3.9 Data Provenance Query

Used for data provenance tracing and traversal of metrics in JSON-type fields:

=# WITH RECURSIVE json_recursive AS (
    SELECT id,
           'person' AS key,
           data->'person' AS value
    FROM my_table
    UNION ALL
    SELECT j.id,
           k AS key,
           v AS value
    FROM json_recursive j,
         jsonb_each(j.value) AS kv(k, v)
    WHERE jsonb_typeof(j.value) = 'object'
   )
   SELECT id, key, value
   FROM json_recursive;

Key Points:

  • The query uses a recursive CTE (WITH RECURSIVE) and two subqueries.
    • The anchor member (first subquery) selects the id, a fixed key 'person', and the JSON value data->'person' from table my_table as the initial result set.
    • The recursive member (second subquery) iteratively joins the json_recursive CTE with the result of the jsonb_each() function. In each iteration, it decomposes the current JSON object (value) into key-value pairs using jsonb_each(). The resulting key (k) and value (v) become part of the next iteration.
    • The WHERE condition jsonb_typeof(j.value) = 'object' ensures that only records where the JSON value is an object are processed, providing a termination condition for the recursion.
  • The final output selects id, key, and value from the json_recursive CTE to provide complete provenance information.


3.10 Machine Learning

Machine learning can be used for prediction and classification tasks.

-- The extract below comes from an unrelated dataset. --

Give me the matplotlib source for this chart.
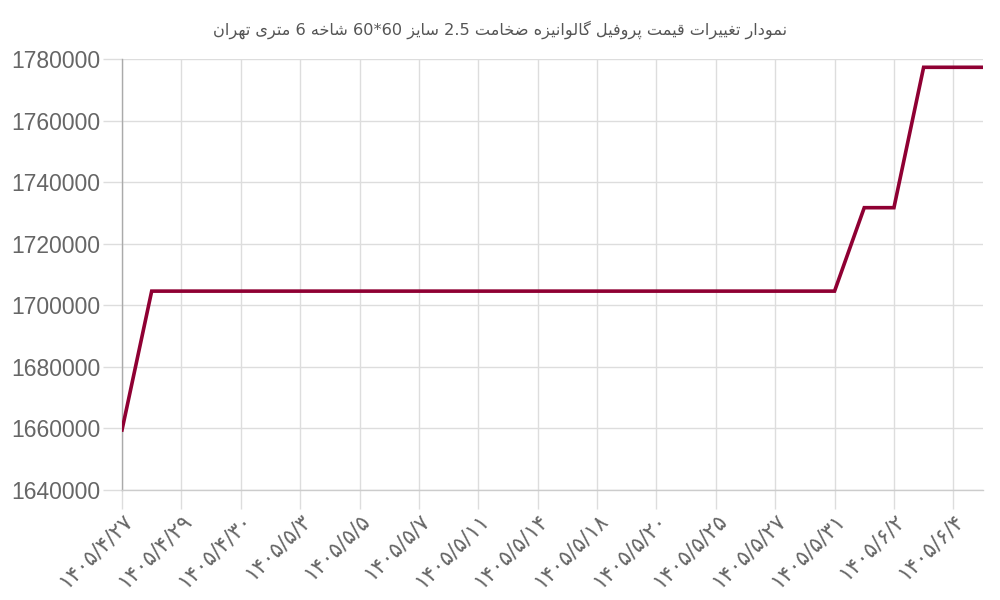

For example, use data from December 1 to December 10 to build a linear regression model and predict the metric value on December 11:

=# SELECT '2021-12-11 00:00:01' AS timestamp,
    extract(epoch FROM '2021-12-11 00:00:01'::timestamp) * slope + intercept AS c1_value
   FROM (
    SELECT regr_slope(value, extract(epoch from timestamp)) AS slope,
         regr_intercept(value, extract(epoch from timestamp)) AS intercept
    FROM t_test
    WHERE vin = '1'
        AND timestamp >= '2021-12-01 00:00:00'
        AND timestamp < '2021-12-11 00:00:00'
   ) AS liner_regression;

Key Points:

  • This query uses two subqueries and linear regression functions regr_slope() and regr_intercept() to perform linear regression on table t_test.
  • These functions compute the slope and intercept of a linear model, enabling basic machine learning tasks directly in SQL.
    • The inner subquery filters records where vin equals '1', and timestamp is between '2021-12-01 00:00:00' (inclusive) and '2021-12-11 00:00:00' (exclusive). It calculates the slope and intercept between the value column and the Unix epoch time extracted from timestamp.
    • The outer query sets the timestamp to '2021-12-11 00:00:01', then computes the predicted c1_value using the linear equation: slope * epoch_time + intercept.